▼▼▼
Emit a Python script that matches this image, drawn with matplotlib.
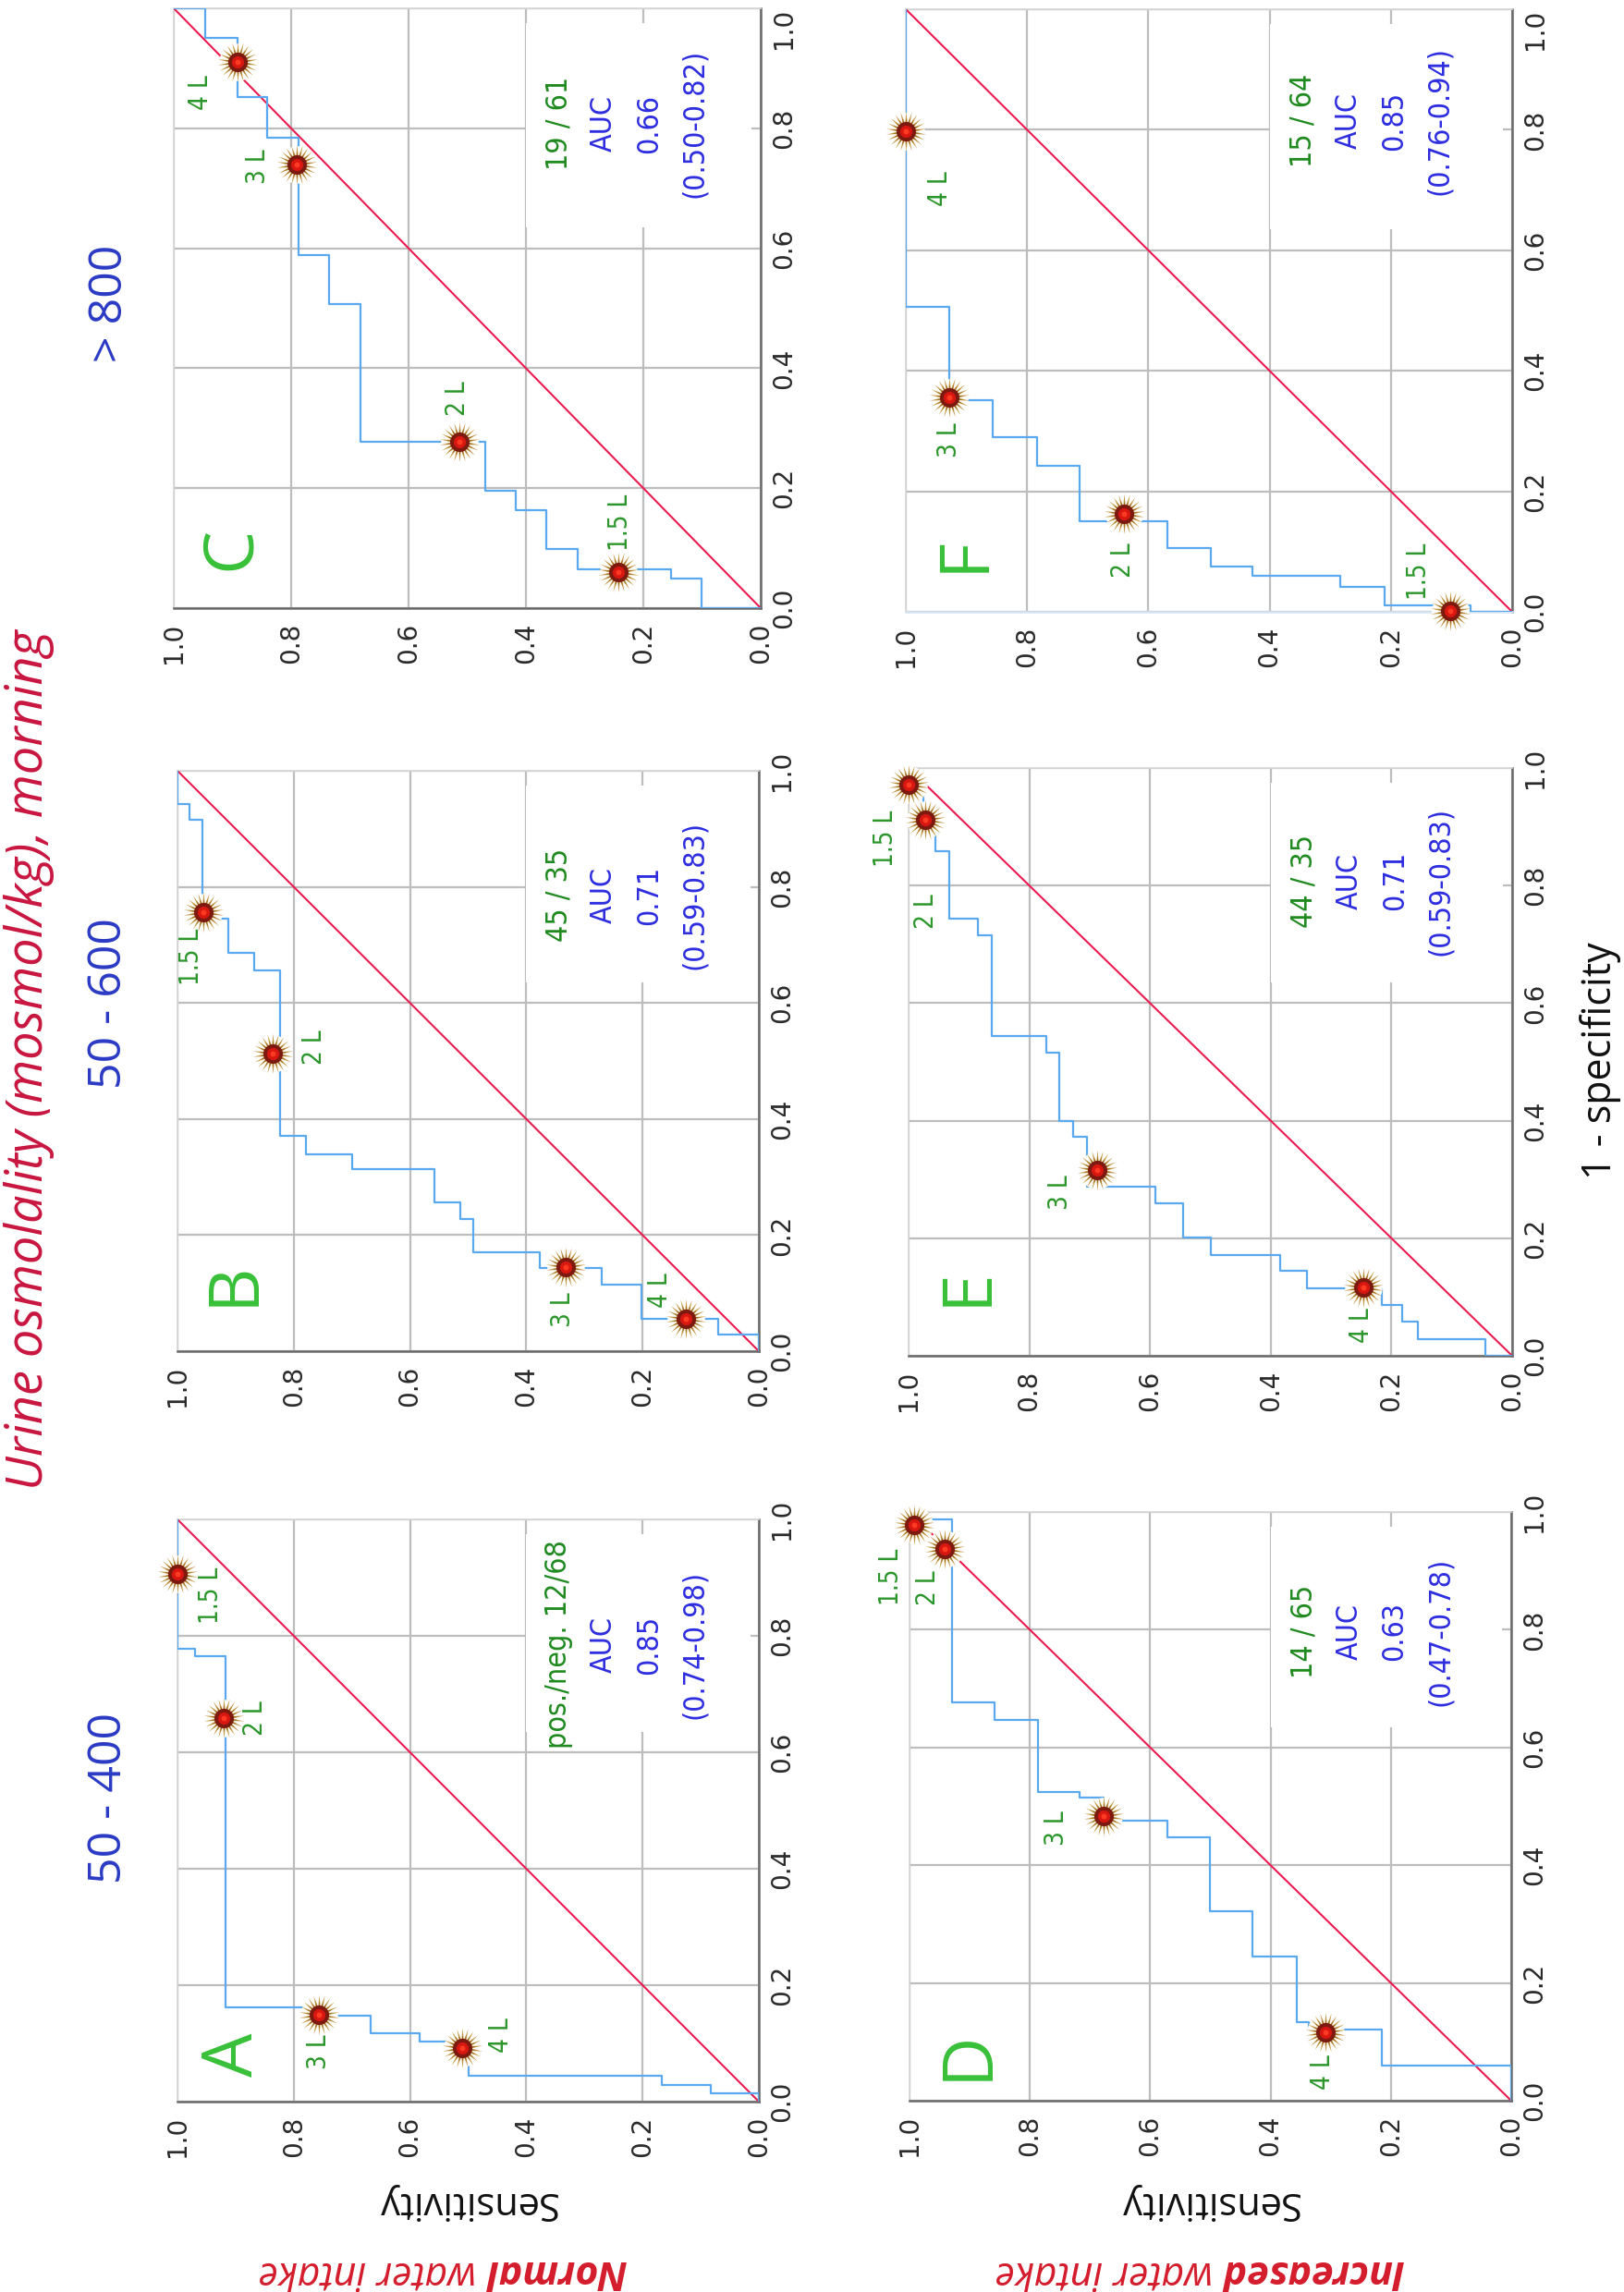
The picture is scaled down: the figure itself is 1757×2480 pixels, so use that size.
import matplotlib
matplotlib.use('Agg')
import matplotlib.pyplot as plt
from matplotlib.path import Path
from matplotlib.patches import Rectangle

W, H = 1757, 2480

# ---- data ----
panels = ['A', 'B', 'C', 'D', 'E', 'F']
ranges = ['50 - 400', '50 - 600', '> 800']
counts = ['pos./neg. 12/68', '45 / 35', '19 / 61', '14 / 65', '44 / 35', '15 / 64']
auc = ['0.85', '0.71', '0.66', '0.63', '0.71', '0.85']
auc_ci = ['(0.74-0.98)', '(0.59-0.83)', '(0.50-0.82)', '(0.47-0.78)', '(0.59-0.83)', '(0.76-0.94)']
volumes = ['1.5 L', '2 L', '3 L', '4 L']
ticks = [0.0, 0.2, 0.4, 0.6, 0.8, 1.0]

# ROC corner points (sensitivity, 1 - specificity), drawn as post steps
roc_A_sens = [0, 0, 0.083, 0.167, 0.5, 0.583, 0.667, 0.75, 0.917, 0.97, 1.0]
roc_A_fpr = [0, 0.015, 0.029, 0.044, 0.103, 0.118, 0.147, 0.162, 0.765, 0.778, 1.0]
roc_B_sens = [0, 0, 0.070, 0.202, 0.270, 0.377, 0.492, 0.514, 0.558, 0.700, 0.779, 0.823, 0.868, 0.913, 0.957, 0.980, 1.0]
roc_B_fpr = [0, 0.029, 0.055, 0.114, 0.143, 0.170, 0.228, 0.256, 0.313, 0.339, 0.371, 0.656, 0.686, 0.745, 0.915, 0.942, 1.0]
roc_C_sens = [0, 0.101, 0.153, 0.312, 0.365, 0.418, 0.470, 0.682, 0.735, 0.788, 0.841, 0.892, 0.947, 1.0]
roc_C_fpr = [0, 0.049, 0.064, 0.098, 0.163, 0.196, 0.278, 0.507, 0.589, 0.785, 0.852, 0.951, 1.0, 1.0]
roc_D_sens = [0, 0, 0.215, 0.337, 0.357, 0.430, 0.501, 0.571, 0.677, 0.717, 0.786, 0.859, 0.930, 1.0]
roc_D_fpr = [0, 0.059, 0.121, 0.134, 0.245, 0.322, 0.447, 0.476, 0.515, 0.524, 0.646, 0.677, 0.987, 1.0]
roc_E_sens = [0, 0.045, 0.156, 0.182, 0.216, 0.340, 0.385, 0.500, 0.545, 0.591, 0.704, 0.728, 0.751, 0.772,
              0.862, 0.885, 0.933, 0.955, 0.975, 1.0]
roc_E_fpr = [0, 0.029, 0.058, 0.087, 0.115, 0.144, 0.172, 0.201, 0.259, 0.288, 0.373, 0.400, 0.515, 0.544,
             0.715, 0.744, 0.859, 0.910, 0.970, 1.0]
roc_F_sens = [0, 0.068, 0.210, 0.283, 0.428, 0.497, 0.568, 0.713, 0.784, 0.856, 0.929, 1.0]
roc_F_fpr = [0, 0.010, 0.042, 0.060, 0.075, 0.106, 0.151, 0.243, 0.290, 0.351, 0.506, 1.0]

# cut-off points for 1.5 L, 2 L, 3 L, 4 L (sensitivity, 1 - specificity)
cut_A_sens = [1.0, 0.921, 0.756, 0.511]
cut_A_fpr = [0.907, 0.658, 0.149, 0.092]
cut_B_sens = [0.955, 0.837, 0.333, 0.126]
cut_B_fpr = [0.757, 0.512, 0.145, 0.055]
cut_C_sens = [0.242, 0.513, 0.791, 0.891]
cut_C_fpr = [0.060, 0.278, 0.740, 0.910]
cut_D_sens = [0.992, 0.941, 0.677, 0.309]
cut_D_fpr = [0.978, 0.937, 0.483, 0.116]
cut_E_sens = [1.0, 0.973, 0.688, 0.246]
cut_E_fpr = [0.971, 0.912, 0.316, 0.117]
cut_F_sens = [0.102, 0.641, 0.929, 1.0]
cut_F_fpr = [0.002, 0.163, 0.356, 0.798]

roc = {'A': (roc_A_sens, roc_A_fpr), 'B': (roc_B_sens, roc_B_fpr), 'C': (roc_C_sens, roc_C_fpr),
       'D': (roc_D_sens, roc_D_fpr), 'E': (roc_E_sens, roc_E_fpr), 'F': (roc_F_sens, roc_F_fpr)}
cuts = {'A': (cut_A_sens, cut_A_fpr), 'B': (cut_B_sens, cut_B_fpr), 'C': (cut_C_sens, cut_C_fpr),
        'D': (cut_D_sens, cut_D_fpr), 'E': (cut_E_sens, cut_E_fpr), 'F': (cut_F_sens, cut_F_fpr)}

# ---- layout (pixels, figure is drawn already turned a quarter) ----
rects = {'A': (192, 1644, 821, 2274), 'B': (192, 834, 821, 1462), 'C': (188, 9, 823, 658),
         'D': (984, 1636, 1635, 2273), 'E': (983, 831, 1636, 1467), 'F': (980, 10, 1636, 662)}
text_y = {'A': 0.785, 'B': 0.786, 'C': 0.808, 'D': 0.797, 'E': 0.808, 'F': 0.815}
letter_y = {'A': 0.08, 'B': 0.116, 'C': 0.10, 'D': 0.078, 'E': 0.117, 'F': 0.095}
lab_off = {'A': [(36, 24), (34, 0), (0, 40), (42, -14)],
           'B': [(-13, 49), (45, -7), (-3, 46), (-28, -31)],
           'C': [(2, -54), (-2, -46), (-42, 2), (-40, 33)],
           'D': [(-25, 56), (-18, 42), (-51, 13), (-3, 43)],
           'E': [(-25, 58), (1, 99), (-40, 24), (-2, 42)],
           'F': [(-34, -42), (-1, 50), (0, 46), (37, 62)]}
range_pos = [(118, 1946), (118, 1086), (119, 328)]

TITLE_RED = '#c8163f'
ROW_RED = '#d41c2c'
RANGE_BLUE = '#2b3ac4'
AUC_BLUE = '#2d2de0'
COUNT_GREEN = '#1f8a1f'
LETTER_GREEN = '#38c038'
LABEL_GREEN = '#2b962b'
ROC_BLUE = '#5aa8ee'
DIAG = '#ec1a4e'
GRID = '#bdbdbd'
SANS = 'Open Sans'

star = Path.unit_regular_star(22, innerCircle=0.42)

fig = plt.figure(figsize=(W / 100, H / 100), dpi=100)


def fxy(x, y):
    return x / W, 1 - y / H


def burst(ax, s, f):
    kw = dict(clip_on=False, linewidths=0)
    ax.scatter(s, f, s=850, c='white', zorder=5, **kw)
    ax.scatter(s, f, s=980, marker=star, c='#c49a48', zorder=6, **kw)
    ax.scatter(s, f, s=480, marker=star, c='#8a5a1c', zorder=6.5, **kw)
    ax.scatter(s, f, s=230, c='#7c1a10', zorder=7, **kw)
    ax.scatter(s, f, s=90, c='#d81810', zorder=8, **kw)
    ax.scatter(s, f, s=18, c='#ff3a22', zorder=9, **kw)


for p in panels:
    x0, y0, x1, y1 = rects[p]
    ax = fig.add_axes([x0 / W, 1 - y1 / H, (x1 - x0) / W, (y1 - y0) / H])
    ax.set_xlim(1, 0)
    ax.set_ylim(0, 1)
    ax.set_xticks(ticks)
    ax.set_yticks(ticks)
    ax.set_xticklabels([f'{t:.1f}' for t in ticks])
    ax.set_yticklabels([f'{t:.1f}' for t in ticks])
    ax.yaxis.tick_right()
    ax.tick_params(length=0, labelsize=20, labelcolor='#2a2a2a')
    ax.tick_params(axis='x', labelrotation=90, pad=11)
    ax.tick_params(axis='y', labelrotation=90, pad=8)
    plt.setp(ax.get_yticklabels(), va='center')
    if p in ('C', 'F'):
        ax.get_yticklabels()[-1].set_va('top')
    ax.set_axisbelow(True)
    ax.grid(True, color=GRID, lw=1.6)
    for side in ['top', 'left']:
        ax.spines[side].set_color('#d6d6d6')
        ax.spines[side].set_linewidth(1.2)
    for side in ['right', 'bottom']:
        ax.spines[side].set_color('#6a6a6a')
        ax.spines[side].set_linewidth(1.8)
    if p == 'F':
        ax.spines['bottom'].set_color('#d4e4f2')

    # white box behind the summary text
    ax.add_patch(Rectangle((0.60, 0.635), 0.385, 0.34, transform=ax.transAxes,
                           fc='white', ec='none', zorder=1))

    ax.plot([0, 1], [0, 1], color=DIAG, lw=1.5, zorder=3)
    rs, rf = roc[p]
    ax.step(rs, rf, where='post', color=ROC_BLUE, lw=1.6, zorder=4)

    cs, cf = cuts[p]
    for i, vol in enumerate(volumes):
        burst(ax, cs[i], cf[i])
        dx, dy = lab_off[p][i]
        ax.annotate(vol, (cs[i], cf[i]), xytext=(dx, -dy), textcoords='offset pixels',
                    rotation=90, ha='center', va='center', color=LABEL_GREEN,
                    fontsize=20, fontstretch='condensed', zorder=10, annotation_clip=False)

    ax.text(0.098, letter_y[p], p, transform=ax.transAxes, rotation=90, ha='center',
            va='center', fontsize=54, color=LETTER_GREEN, family=SANS, zorder=10)

    k = panels.index(p)
    lines = [counts[k], 'AUC', auc[k], auc_ci[k]]
    colors = [COUNT_GREEN, AUC_BLUE, AUC_BLUE, AUC_BLUE]
    for i, (txt, col) in enumerate(zip(lines, colors)):
        ax.text(0.656 + i * 49 / (x1 - x0), text_y[p], txt, transform=ax.transAxes,
                rotation=90, ha='center', va='center', fontsize=23, color=col,
                fontstretch='condensed', zorder=10)

    if p in ('A', 'D'):
        cx = (x0 + x1) / 2
        fig.text(*fxy(cx - 2, 2383), 'Sensitivity', rotation=180, ha='center', va='center',
                 fontsize=30, family=SANS, color='#111111')

# range titles
for (rx, ry), txt in zip(range_pos, ranges):
    fig.text(*fxy(rx, ry), txt, rotation=90, ha='center', va='center', fontsize=36,
             family=SANS, color=RANGE_BLUE)

# main title
fig.text(*fxy(32, 1147), 'Urine osmolality (mosmol/kg), morning', rotation=90, ha='center',
         va='center', fontsize=39, family=SANS, style='italic', color=TITLE_RED)

# x label
fig.text(*fxy(1732, 1148), '1 - specificity', rotation=90, ha='center', va='center',
         fontsize=31, family=SANS, color='#111111')

# row labels (bold word + italic rest), upside down
renderer = fig.canvas.get_renderer()
for bold, xr in [('Normal', 677), ('Increased', 1518)]:
    t = fig.text(*fxy(xr, 2458), bold, rotation=180, ha='right', va='center', fontsize=31,
                 family=SANS, weight='bold', style='italic', color=ROW_RED)
    w = t.get_window_extent(renderer=renderer).width
    fig.text(*fxy(xr - w - 9, 2458), 'water intake', rotation=180, ha='right', va='center',
             fontsize=31, family=SANS, style='italic', color=ROW_RED)

fig.savefig('out.png', dpi=100)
▲▲▲
▶ _Aim of the exercise_
Please restate the material above line by line, exactly, beginning at its first line and ending with the line that contains "ticks = [0.0, 0.2, 0.4, 0.6, 0.8, 1.0]", without any pictures.

▶ _Right answer_
Emit a Python script that matches this image, drawn with matplotlib.
The picture is scaled down: the figure itself is 1757×2480 pixels, so use that size.
import matplotlib
matplotlib.use('Agg')
import matplotlib.pyplot as plt
from matplotlib.path import Path
from matplotlib.patches import Rectangle

W, H = 1757, 2480

# ---- data ----
panels = ['A', 'B', 'C', 'D', 'E', 'F']
ranges = ['50 - 400', '50 - 600', '> 800']
counts = ['pos./neg. 12/68', '45 / 35', '19 / 61', '14 / 65', '44 / 35', '15 / 64']
auc = ['0.85', '0.71', '0.66', '0.63', '0.71', '0.85']
auc_ci = ['(0.74-0.98)', '(0.59-0.83)', '(0.50-0.82)', '(0.47-0.78)', '(0.59-0.83)', '(0.76-0.94)']
volumes = ['1.5 L', '2 L', '3 L', '4 L']
ticks = [0.0, 0.2, 0.4, 0.6, 0.8, 1.0]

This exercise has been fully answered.